William G. Thomas, John and Catherine Angle Professor in the Humanities and Chair of History at the University of Nebraska-Lincoln, emphasized the way digital tools can help historians represent change over time.
Patrick Juloa, an associate professor of computer science at Duquesne University, has used computational methods to advance scholarship on author attribution, or “the science of inferring characteristics of the author from the char- acteristics of documents.”
Amanda Gailey, assistant professor of English at the University of Nebraska-Lincoln, has used digital text editing as a way to help scholars from any numbers of fields better appreciate how the history of a text (and its variance over time) affects its interpretation.
“Digitization lays bare a kind of textual corruption that has always been with us,” she said. “But people are very nervous to discover it.”
DH is characterized by variety, and one that naturally encourages collaboration. Yet the need for a shared basis of understanding, a shared sense of self, persists.
Recommendations for achieving such coherence have their own predictably pluralistic feel. Juola, fielding a question about important skills for would-be digital humanists, emphasized the importance of core mathematical training.
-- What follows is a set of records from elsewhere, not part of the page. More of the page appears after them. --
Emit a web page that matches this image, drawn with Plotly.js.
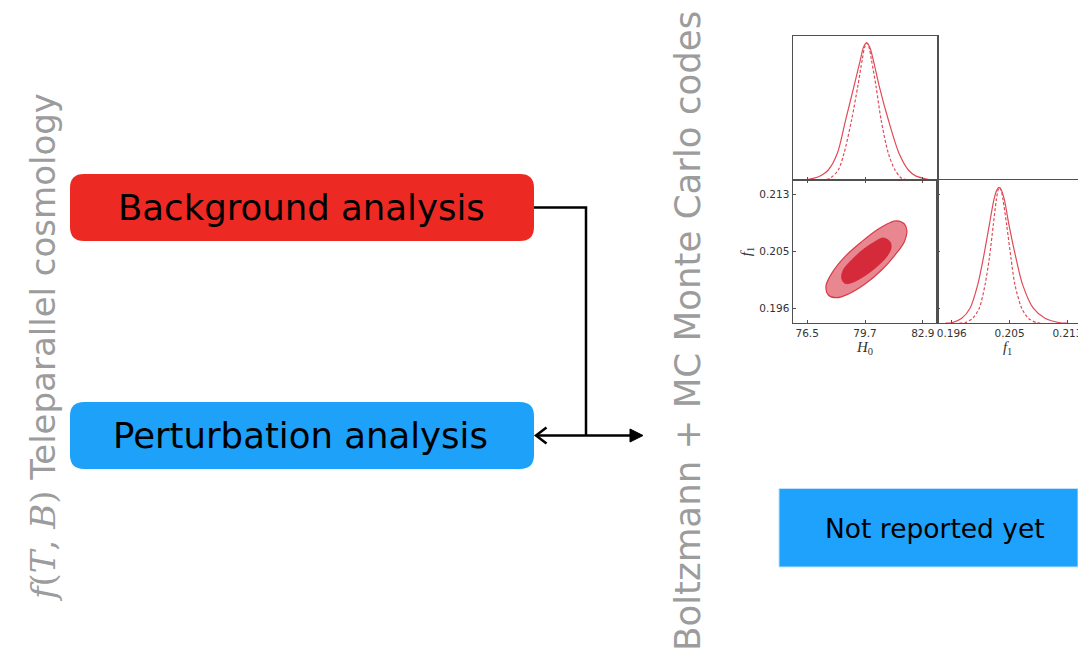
<!DOCTYPE html>
<html><head><meta charset="utf-8">
<script src="https://cdn.plot.ly/plotly-3.0.1.min.js"></script>
<style>html,body{margin:0;padding:0;background:#fff}#chart{width:1078px;height:655px}</style>
</head><body><div id="chart"></div>
<script>
// ---------- data ----------
// 1D marginal of H0 (top panel), normalised to peak = 1
const h0SolidX = [76.3, 76.84, 77.3, 77.67, 78.17, 78.63, 79.09, 79.45, 79.62, 79.79, 79.96, 80.15, 80.49, 80.99, 81.58, 82.10, 82.5, 82.93, 83.4];
const h0SolidY = [0.0, 0.012, 0.035, 0.073, 0.195, 0.439, 0.683, 0.88, 0.97, 1.0, 0.97, 0.88, 0.683, 0.439, 0.195, 0.073, 0.03, 0.012, 0.0];
const h0DashX  = [77.3, 77.76, 78.22, 78.54, 78.96, 79.30, 79.55, 79.68, 79.79, 79.92, 80.05, 80.31, 80.59, 80.99, 81.36, 81.73, 82.1];
const h0DashY  = [0.0, 0.012, 0.073, 0.195, 0.439, 0.683, 0.88, 0.97, 1.0, 0.97, 0.88, 0.683, 0.439, 0.195, 0.073, 0.012, 0.0];
// 1D marginal of f1 (lower-right panel)
const f1SolidX = [0.1955, 0.19639, 0.19783, 0.19902, 0.20012, 0.20093, 0.20179, 0.20245, 0.20285, 0.20318, 0.20352, 0.20395, 0.20461, 0.20562, 0.20658, 0.20810, 0.20978, 0.21193, 0.2130];
const f1SolidY = [0.0, 0.002, 0.035, 0.109, 0.281, 0.478, 0.724, 0.91, 0.98, 1.0, 0.98, 0.91, 0.724, 0.478, 0.281, 0.109, 0.035, 0.002, 0.0];
const f1DashX  = [0.1975, 0.19830, 0.19940, 0.20035, 0.20117, 0.20179, 0.20236, 0.20280, 0.20304, 0.20325, 0.20348, 0.20375, 0.20428, 0.20490, 0.20547, 0.20644, 0.20738, 0.20859, 0.2093];
const f1DashY  = [0.0, 0.002, 0.035, 0.109, 0.281, 0.478, 0.724, 0.91, 0.98, 1.0, 0.98, 0.91, 0.724, 0.478, 0.281, 0.109, 0.035, 0.002, 0.0];
// 2D contours (H0, f1): 95% (outer) and 68% (inner)
const outerH0 = [81.45, 81.88, 82.02, 81.88, 81.36, 80.62, 79.70, 78.78, 78.13, 77.67, 77.54, 77.86, 78.59, 79.52, 80.44, 81.08, 81.45];
const outerF1 = [0.20913, 0.20869, 0.20772, 0.20613, 0.20419, 0.20202, 0.19998, 0.19853, 0.19800, 0.19839, 0.19969, 0.20153, 0.20395, 0.20613, 0.20796, 0.20888, 0.20913];
const innerH0 = [80.71, 81.08, 81.14, 80.90, 80.35, 79.61, 78.96, 78.59, 78.41, 78.50, 78.96, 79.61, 80.25, 80.71];
const innerF1 = [0.20666, 0.20613, 0.20516, 0.20395, 0.20250, 0.20105, 0.20018, 0.20008, 0.20081, 0.20202, 0.20347, 0.20501, 0.20613, 0.20666];
// ticks
const h0TickVals = [76.5, 79.7, 82.9];
const h0TickText = ['76.5', '79.7', '82.9'];
const f1TickVals = [0.1964, 0.2047, 0.2130];
const f1TickText = ['0.196', '0.205', '0.213'];
// texts
const boxLabels = ['Background analysis', 'Perturbation analysis'];
const pendingLabel = 'Not reported yet';
const leftTitle = '<span style="font-family:DejaVu Serif"><i>f</i>(<i>T</i>, <i>B</i>)</span> Teleparallel cosmology';
const rightTitle = 'Boltzmann + MC Monte Carlo codes';
const h0Title = '<i>H</i><sub>0</sub>';
const f1Title = '<i>f</i><sub>1</sub>';

// ---------- layout helpers ----------
const W = 1078, H = 655;
const X = p => p / W, Y = p => 1 - p / H;
const P = (x, y) => X(x).toFixed(5) + ',' + Y(y).toFixed(5);
function rrect(x0, y0, x1, y1, r) {
  return 'M' + P(x0 + r, y0) + ' L' + P(x1 - r, y0) + ' Q' + P(x1, y0) + ' ' + P(x1, y0 + r) +
    ' L' + P(x1, y1 - r) + ' Q' + P(x1, y1) + ' ' + P(x1 - r, y1) +
    ' L' + P(x0 + r, y1) + ' Q' + P(x0, y1) + ' ' + P(x0, y1 - r) +
    ' L' + P(x0, y0 + r) + ' Q' + P(x0, y0) + ' ' + P(x0 + r, y0) + ' Z';
}
const h0Range = [75.7, 83.7];
const f1Range = [0.194325, 0.215075];
const panelL = 792.7, panelM = 937.3, panelW = 144.6;
const f1Range3 = [f1Range[0], f1Range[0] + (f1Range[1] - f1Range[0]) * (W - panelM) / panelW];
const dens3Max = 1.055;

const curveCol = '#E04B57';
const axCol = '#505050';
const tickFont = {family: 'DejaVu Sans', size: 10.5, color: '#333'};
const mathFont = {family: 'Liberation Serif', size: 15, color: '#333'};
const axBase = {showline: true, linecolor: axCol, linewidth: 1.2, showgrid: false, zeroline: false,
  tickcolor: axCol, ticklen: 3, tickwidth: 1, automargin: false, fixedrange: true, ticklabeloverflow: 'allow'};

const traces = [
  {x: h0SolidX, y: h0SolidY, xaxis: 'x', yaxis: 'y', mode: 'lines', line: {color: curveCol, width: 1.2, shape: 'spline', smoothing: 0.8}, hoverinfo: 'skip'},
  {x: h0DashX, y: h0DashY, xaxis: 'x', yaxis: 'y', mode: 'lines', line: {color: curveCol, width: 1.2, shape: 'spline', smoothing: 0.8, dash: '3px,2px'}, hoverinfo: 'skip'},
  {x: outerH0, y: outerF1, xaxis: 'x2', yaxis: 'y2', mode: 'lines', fill: 'toself', fillcolor: '#E8878F', line: {color: '#D83A48', width: 1.2, shape: 'spline'}, hoverinfo: 'skip'},
  {x: innerH0, y: innerF1, xaxis: 'x2', yaxis: 'y2', mode: 'lines', fill: 'toself', fillcolor: '#D42A3A', line: {color: '#D42A3A', width: 0.8, shape: 'spline'}, hoverinfo: 'skip'},
  {x: f1SolidX, y: f1SolidY, xaxis: 'x3', yaxis: 'y3', mode: 'lines', line: {color: curveCol, width: 1.2, shape: 'spline', smoothing: 0.8}, hoverinfo: 'skip'},
  {x: f1DashX, y: f1DashY, xaxis: 'x3', yaxis: 'y3', mode: 'lines', line: {color: curveCol, width: 1.2, shape: 'spline', smoothing: 0.8, dash: '3px,2px'}, hoverinfo: 'skip'}
];

const layout = {
  width: W, height: H, margin: {l: 0, r: 0, t: 0, b: 0},
  paper_bgcolor: '#fff', plot_bgcolor: 'rgba(0,0,0,0)', showlegend: false,
  xaxis: Object.assign({}, axBase, {domain: [X(panelL), X(panelM)], anchor: 'y', range: h0Range,
    tickvals: h0TickVals, showticklabels: false, ticks: 'inside', mirror: true}),
  yaxis: Object.assign({}, axBase, {domain: [Y(180), Y(36)], anchor: 'x', range: [0, 1.05],
    showticklabels: false, ticks: '', mirror: true}),
  xaxis2: Object.assign({}, axBase, {domain: [X(panelL), X(panelM)], anchor: 'y2', range: h0Range,
    tickvals: h0TickVals, ticktext: h0TickText, ticks: 'inside', mirror: 'ticks', tickfont: tickFont,
    title: {text: h0Title, font: mathFont, standoff: 1}}),
  yaxis2: Object.assign({}, axBase, {domain: [Y(323), Y(180)], anchor: 'x2', range: f1Range,
    tickvals: f1TickVals, ticktext: f1TickText, ticks: 'inside', mirror: true, tickfont: tickFont,
    title: {text: f1Title, font: mathFont, standoff: 4}}),
  xaxis3: Object.assign({}, axBase, {domain: [X(panelM), 1], anchor: 'y3', range: f1Range3,
    tickvals: f1TickVals, ticktext: f1TickText, ticks: 'inside', mirror: true, tickfont: tickFont,
    title: {text: f1Title, font: mathFont, standoff: 1}}),
  yaxis3: Object.assign({}, axBase, {domain: [Y(323), Y(180)], anchor: 'x3', range: [0, dens3Max],
    tickvals: f1TickVals.map(v => (v - f1Range[0]) / (f1Range[1] - f1Range[0]) * dens3Max),
    showticklabels: false, ticks: 'inside', mirror: false}),
  shapes: [
    {type: 'path', xref: 'paper', yref: 'paper', path: rrect(70, 174, 534, 241, 14), fillcolor: '#EC2A23', line: {width: 0}, layer: 'below'},
    {type: 'path', xref: 'paper', yref: 'paper', path: rrect(70, 402, 534, 469, 14), fillcolor: '#1DA1F9', line: {width: 0}, layer: 'below'},
    {type: 'path', xref: 'paper', yref: 'paper', path: 'M' + P(779, 488.5) + ' L' + P(1078, 488.5) + ' L' + P(1078, 567) + ' L' + P(779, 567) + ' Z', fillcolor: '#1EA2FC', line: {width: 1, color: '#BFE3FE'}, layer: 'below'},
    {type: 'path', xref: 'paper', yref: 'paper', path: 'M' + P(534, 207.5) + ' L' + P(586, 207.5) + ' L' + P(586, 435.5), line: {color: '#000', width: 2.5}},
    {type: 'path', xref: 'paper', yref: 'paper', path: 'M' + P(536, 435.5) + ' L' + P(632, 435.5), line: {color: '#000', width: 2.5}},
    {type: 'path', xref: 'paper', yref: 'paper', path: 'M' + P(546.5, 427.5) + ' L' + P(536, 435.5) + ' L' + P(546.5, 443.5), line: {color: '#000', width: 2.5}},
    {type: 'path', xref: 'paper', yref: 'paper', path: 'M' + P(643, 435.5) + ' L' + P(630, 429) + ' L' + P(630, 442) + ' Z', fillcolor: '#000', line: {color: '#000', width: 1}}
  ],
  annotations: [
    {xref: 'paper', yref: 'paper', x: X(301), y: Y(207.5), text: boxLabels[0], showarrow: false, xanchor: 'center', yanchor: 'middle', font: {family: 'DejaVu Sans', size: 35.5, color: '#000'}},
    {xref: 'paper', yref: 'paper', x: X(300.5), y: Y(435.5), text: boxLabels[1], showarrow: false, xanchor: 'center', yanchor: 'middle', font: {family: 'DejaVu Sans', size: 35.5, color: '#000'}},
    {xref: 'paper', yref: 'paper', x: X(934.5), y: Y(528), text: pendingLabel, showarrow: false, xanchor: 'center', yanchor: 'middle', font: {family: 'DejaVu Sans', size: 26.5, color: '#000'}},
    {xref: 'paper', yref: 'paper', x: X(43), y: Y(348), text: leftTitle, textangle: -90, showarrow: false, xanchor: 'center', yanchor: 'middle', font: {family: 'DejaVu Sans', size: 34, color: '#9C9C9C'}},
    {xref: 'paper', yref: 'paper', x: X(687), y: Y(331), text: rightTitle, textangle: -90, showarrow: false, xanchor: 'center', yanchor: 'middle', font: {family: 'DejaVu Sans', size: 35.6, color: '#9C9C9C'}}
  ]
};

Plotly.newPlot('chart', traces, layout, {staticPlot: true, displayModeBar: false});
</script>
</body></html>
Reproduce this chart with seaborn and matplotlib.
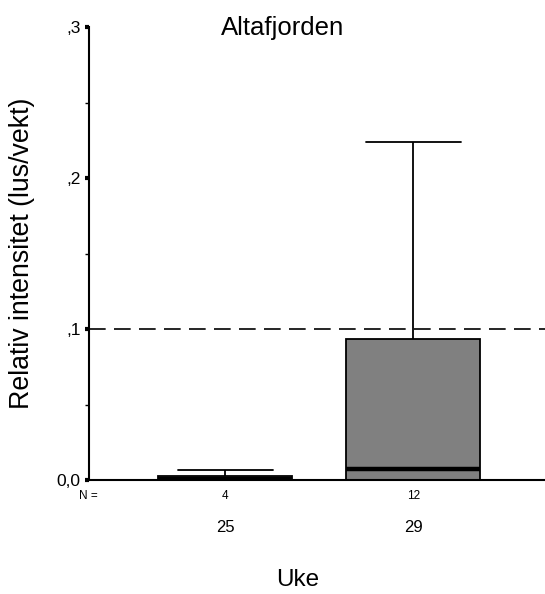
'''
Boxplot of relative lice intensity per week, Altafjorden
'''
import matplotlib
matplotlib.use('Agg')
import matplotlib.pyplot as plt
import matplotlib.ticker as mticker
import pandas as pd
import seaborn as sns

week_25 = [0.0, 0.0, 0.001, 0.0066]
week_29 = [0.0, 0.0, 0.0, 0.0, 0.001, 0.004, 0.0106, 0.03, 0.085, 0.118, 0.16, 0.224]
weeks = ['25', '29']
limit = 0.1
ytick_vals = [0.0, 0.1, 0.2, 0.3]
ytick_labels = ['0,0', ',1', ',2', ',3']

df = pd.DataFrame({
    'uke': ['25'] * len(week_25) + ['29'] * len(week_29),
    'intensitet': week_25 + week_29,
})
counts = df.groupby('uke')['intensitet'].size()

sns.set_style('white')
plt.rcParams['font.family'] = ['Liberation Sans', 'DejaVu Sans']
plt.rcParams['lines.scale_dashes'] = False
plt.rcParams['text.color'] = 'black'
plt.rcParams['xtick.color'] = 'black'
plt.rcParams['ytick.color'] = 'black'

fig = plt.figure(figsize=(5.45, 5.94), dpi=100)
ax = fig.add_axes([89 / 545, 1 - 480 / 594, 1 - 89 / 545, (480 - 27) / 594])

ax.axhline(limit, color='black', lw=1.2, ls=(0, (12, 6)), zorder=0)

sns.boxplot(data=df, x='uke', y='intensitet', order=weeks, ax=ax,
            color='#808080', width=0.713, whis=(0, 100),
            linecolor='black', linewidth=1.3, fliersize=0,
            capwidths=0.505,
            medianprops={'linewidth': 3.2, 'color': 'black'},
            boxprops={'facecolor': '#808080', 'edgecolor': 'black'})

ax.set_xlim(-0.723, 1.70)
ax.set_ylim(0, 0.3)
ax.set_yticks(ytick_vals)
ax.set_yticklabels(ytick_labels, fontsize=12.5)
ax.yaxis.set_minor_locator(mticker.FixedLocator([0.05, 0.15, 0.25]))
ax.tick_params(axis='y', which='major', left=True, length=3, width=3, pad=3, color='black')
ax.tick_params(axis='y', which='minor', left=True, length=3, width=1, color='black')
ax.tick_params(axis='x', which='major', bottom=False, labelsize=12, pad=25)

for side in ['top', 'right']:
    ax.spines[side].set_visible(False)
for side in ['left', 'bottom']:
    ax.spines[side].set_color('black')
    ax.spines[side].set_linewidth(1.5)

# N counts under the boxes
trans = ax.get_xaxis_transform()
ax.text(-0.728, -16 / 453, 'N =', transform=trans, ha='center', va='center', fontsize=8.5)
for i, w in enumerate(weeks):
    ax.text(i, -16 / 453, str(counts[w]), transform=trans, ha='center', va='center', fontsize=8.5)

ax.set_xlabel('')
ax.set_ylabel('')
fig.text(283 / 545, 1 - 28 / 594, 'Altafjorden', ha='center', va='center', fontsize=18.5)
fig.text(298 / 545, 1 - 580 / 594, 'Uke', ha='center', va='center', fontsize=17.5)
fig.text(22 / 545, 1 - 253 / 594, 'Relativ intensitet (lus/vekt)', ha='center', va='center',
         rotation=90, fontsize=19.3)

fig.savefig('out.png', dpi=100)
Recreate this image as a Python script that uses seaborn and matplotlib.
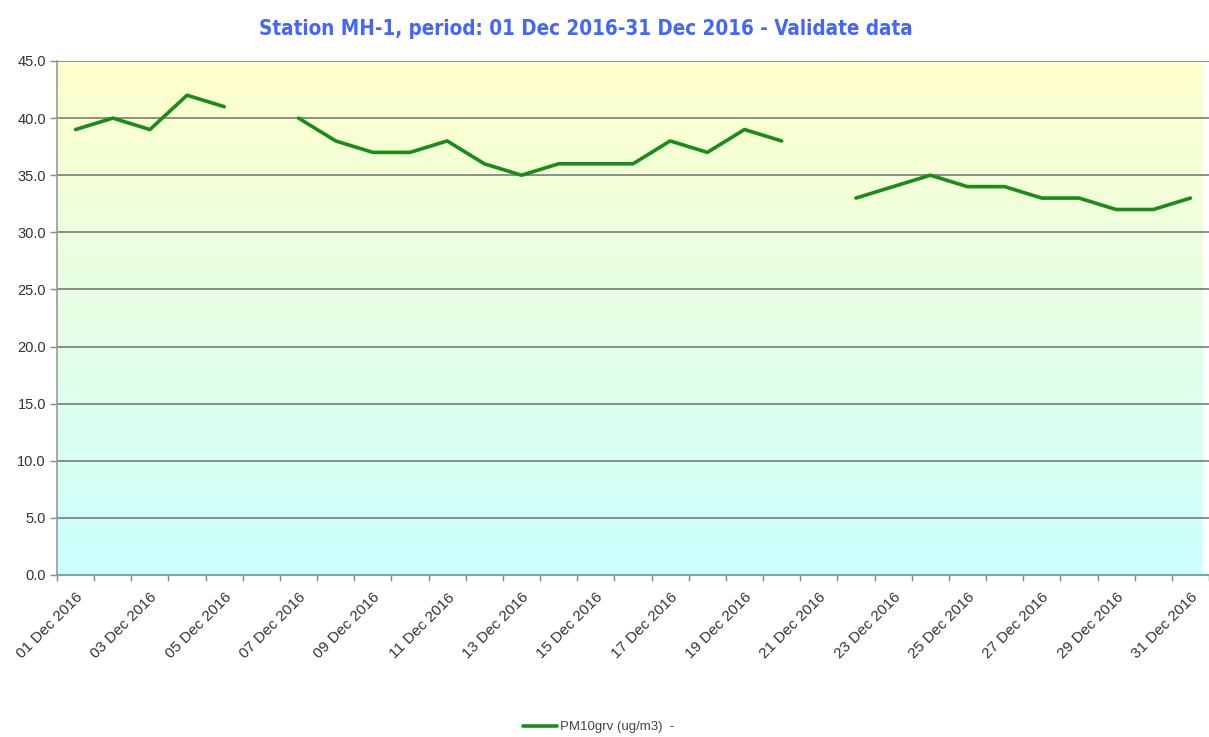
import numpy as np
import pandas as pd
import seaborn as sns
import matplotlib.pyplot as plt
from matplotlib.colors import LinearSegmentedColormap
from matplotlib.lines import Line2D

# daily PM10 values, Dec 2016 (nan = no validated data)
days = list(range(1, 32))
pm10 = [39, 40, 39, 42, 41, np.nan, 40, 38, 37, 37, 38, 36, 35, 36, 36, 36,
        38, 37, 39, 38, np.nan, 33, 34, 35, 34, 34, 33, 33, 32, 32, 33]
day_labels = ["%02d Dec 2016" % d for d in days]
yticks = [0, 5, 10, 15, 20, 25, 30, 35, 40, 45]

df = pd.DataFrame({"idx": np.arange(len(days)), "val": pm10})
# split into segments so gaps stay open
df["seg"] = df["val"].isna().cumsum()
df = df.dropna()

sns.set_style("white")
plt.rcParams['font.family'] = ['Liberation Sans', 'DejaVu Sans']

fig = plt.figure(figsize=(12.09, 7.37), dpi=100)
ax = fig.add_axes([57 / 1209, 1 - 575 / 737, 1 - 57 / 1209, (575 - 61) / 737])

# yellow -> cyan background gradient
cmap = LinearSegmentedColormap.from_list("bg", ["#CCFFFF", "#FFFFCC"])
grad = np.linspace(0, 1, 256).reshape(-1, 1)
ax.imshow(grad, aspect="auto", cmap=cmap, origin="lower",
          extent=[-0.5, 30.32, 0, 45], zorder=0)

for y in yticks[1:]:
    ax.axhline(y, color="#7a7a7a", lw=1.2, zorder=1)

sns.lineplot(data=df, x="idx", y="val", units="seg", estimator=None,
             color="#1a8c1a", lw=2.6, ax=ax, zorder=3)

ax.set_xlim(-0.5, 30.32)
ax.set_ylim(0, 45)
ax.set_xlabel("")
ax.set_ylabel("")

ax.set_xticks(np.arange(0, 31, 2))
ax.set_xticklabels(day_labels[::2], rotation=45, ha="right", va="top",
                   rotation_mode="anchor", fontsize=11, color="#333333")
ax.set_xticks(np.arange(-0.5, 31, 1), minor=True)
ax.tick_params(axis="x", which="major", length=0, pad=11)
ax.tick_params(axis="x", which="minor", length=4, width=1, color="#888888",
               direction="out", bottom=True)

ax.set_yticks(yticks)
ax.set_yticklabels(["%.1f" % v for v in yticks], fontsize=10.5, color="#333333")
ax.tick_params(axis="y", length=5, width=1, color="#888888", direction="out",
               left=True, pad=3)

for s in ["top", "right"]:
    ax.spines[s].set_visible(False)
ax.spines["left"].set_color("#999999")
ax.spines["left"].set_linewidth(1.2)
ax.spines["bottom"].set_color("#7aa6a6")
ax.spines["bottom"].set_linewidth(1.5)

fig.text(0.485, 1 - 29 / 737,
         "Station MH-1, period: 01 Dec 2016-31 Dec 2016 - Validate data",
         ha="center", va="center", fontsize=14.8, fontweight="bold",
         color="#4466ff", family=["DejaVu Sans"], fontstretch="condensed")

handle = Line2D([], [], color="#1a8c1a", lw=2.6)
fig.legend([handle], ["PM10grv (ug/m3)  -"], loc="center",
           bbox_to_anchor=(0.495, 1 - 727 / 737), frameon=False,
           fontsize=9.5, handlelength=2.6, handletextpad=0.2,
           labelcolor="#444444")

fig.savefig("out.png", dpi=100)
Clement emphasized that computationally informed analysis of texts should return “to the page” as its primary site of interpretation. Mueller talked about a move toward “intermediate big data,” a dataset bigger than one person could interpret without a computational approach but perhaps made up of hundreds of texts rather than millions.
Whether it’s something as fundamental as a common definition of the word data, or a sense of the mutual benefits of discovery and analysis as two coexisting modes of humanities scholarship, some notion of disciplinary coherence is essential. That shared sense of identity may ultimately come back to something Clement articulated as the forum came to a close. As the humanities experiences a “drive toward data,” there must remain, at the core of digital humanities scholarship, a human factor, a place for individual interpretation.